XIV. Матримониальные дела
Между тем надо было подумать о женитьбе, главным образом Хаиму и Янкелю. Первому уже было лет под двадцать, а второму — около семнадцати. В этом возрасте в Копыле жить на холостом положении было немыслимо. Семья, супружество — основа жизни; без семьи жизнь не имела цели и смысла, а потому была позорна. Холостая жизнь — отступление от велений природы и законов Божиих, — она грешна. Муж и жена вместе составляют одно целое, отдельно же каждый из них — «Plag-guf» (половинчатое, незаконченное существо). Холостой, как бы он ни был умен и учен, не пользовался уважением в обществе, голосом в кагале, не допускался к общественным должностям; только женитьба делала человека обывателем, человеком.
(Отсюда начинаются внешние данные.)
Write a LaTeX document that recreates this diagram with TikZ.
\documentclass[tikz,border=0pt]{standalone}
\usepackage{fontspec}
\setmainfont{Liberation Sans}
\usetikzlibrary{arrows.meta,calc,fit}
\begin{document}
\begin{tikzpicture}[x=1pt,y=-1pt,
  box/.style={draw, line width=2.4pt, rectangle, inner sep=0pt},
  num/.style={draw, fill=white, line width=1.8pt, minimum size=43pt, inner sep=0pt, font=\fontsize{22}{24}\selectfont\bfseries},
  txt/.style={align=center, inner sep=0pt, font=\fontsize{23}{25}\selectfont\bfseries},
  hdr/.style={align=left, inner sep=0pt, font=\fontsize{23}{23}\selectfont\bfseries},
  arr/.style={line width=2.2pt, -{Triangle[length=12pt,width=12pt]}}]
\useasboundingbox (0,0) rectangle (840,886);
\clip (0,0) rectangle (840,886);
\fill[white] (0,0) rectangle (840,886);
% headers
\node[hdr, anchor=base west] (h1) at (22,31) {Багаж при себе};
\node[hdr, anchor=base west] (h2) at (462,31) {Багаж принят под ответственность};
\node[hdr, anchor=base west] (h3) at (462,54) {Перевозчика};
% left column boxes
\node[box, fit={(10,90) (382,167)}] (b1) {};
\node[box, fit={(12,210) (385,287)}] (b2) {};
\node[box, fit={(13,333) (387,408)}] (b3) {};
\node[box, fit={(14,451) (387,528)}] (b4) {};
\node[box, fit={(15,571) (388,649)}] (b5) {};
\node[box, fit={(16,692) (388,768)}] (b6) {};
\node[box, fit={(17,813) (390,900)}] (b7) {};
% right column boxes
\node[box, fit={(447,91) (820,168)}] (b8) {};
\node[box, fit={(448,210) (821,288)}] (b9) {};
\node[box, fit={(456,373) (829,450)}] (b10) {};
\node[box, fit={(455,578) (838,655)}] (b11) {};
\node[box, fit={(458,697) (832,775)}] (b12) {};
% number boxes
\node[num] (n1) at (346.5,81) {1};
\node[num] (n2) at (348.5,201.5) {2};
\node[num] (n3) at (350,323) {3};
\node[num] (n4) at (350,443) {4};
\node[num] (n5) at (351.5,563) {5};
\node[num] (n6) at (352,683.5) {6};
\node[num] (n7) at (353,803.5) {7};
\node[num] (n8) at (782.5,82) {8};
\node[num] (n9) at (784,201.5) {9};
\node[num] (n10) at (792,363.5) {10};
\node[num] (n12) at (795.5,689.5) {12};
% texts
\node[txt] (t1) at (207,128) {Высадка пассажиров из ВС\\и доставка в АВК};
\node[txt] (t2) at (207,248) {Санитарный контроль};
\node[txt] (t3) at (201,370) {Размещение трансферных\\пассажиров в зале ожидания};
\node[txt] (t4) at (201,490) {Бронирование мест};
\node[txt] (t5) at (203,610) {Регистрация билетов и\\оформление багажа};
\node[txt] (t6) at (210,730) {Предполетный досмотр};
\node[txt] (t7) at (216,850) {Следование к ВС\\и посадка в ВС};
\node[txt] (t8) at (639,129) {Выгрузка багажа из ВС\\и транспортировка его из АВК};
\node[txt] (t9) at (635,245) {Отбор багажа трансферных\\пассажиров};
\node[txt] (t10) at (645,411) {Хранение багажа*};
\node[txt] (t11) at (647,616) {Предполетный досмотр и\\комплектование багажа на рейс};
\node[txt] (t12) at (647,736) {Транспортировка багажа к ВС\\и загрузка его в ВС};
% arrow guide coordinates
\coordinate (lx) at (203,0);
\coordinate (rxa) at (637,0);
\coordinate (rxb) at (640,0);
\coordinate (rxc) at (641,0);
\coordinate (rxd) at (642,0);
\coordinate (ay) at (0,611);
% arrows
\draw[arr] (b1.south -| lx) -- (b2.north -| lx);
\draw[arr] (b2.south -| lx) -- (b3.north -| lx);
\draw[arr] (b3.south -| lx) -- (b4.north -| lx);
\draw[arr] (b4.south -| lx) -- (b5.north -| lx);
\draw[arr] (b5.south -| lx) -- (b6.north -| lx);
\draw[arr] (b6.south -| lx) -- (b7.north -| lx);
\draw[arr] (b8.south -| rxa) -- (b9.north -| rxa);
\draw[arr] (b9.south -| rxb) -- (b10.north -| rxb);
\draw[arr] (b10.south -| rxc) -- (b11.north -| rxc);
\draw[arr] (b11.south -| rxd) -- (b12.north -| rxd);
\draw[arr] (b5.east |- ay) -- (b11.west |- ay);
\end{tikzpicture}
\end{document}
И Хаим, и Янкель решились не медлить более с женитьбою. Это, однако же, не значило отречься от своей заветной цели — вступления в раввинское училище; ничуть не бывало. Женитьба ведь не мешает другим копыльцам готовиться к раввинскому званию в разных иешивах и клаузах, почему же невозможно будет им, Хаиму и Янкелю, после бракосочетания поступить в раввинское училище? Наоборот, только женитьба даст им и нужные для этого средства, и независимость от родителей.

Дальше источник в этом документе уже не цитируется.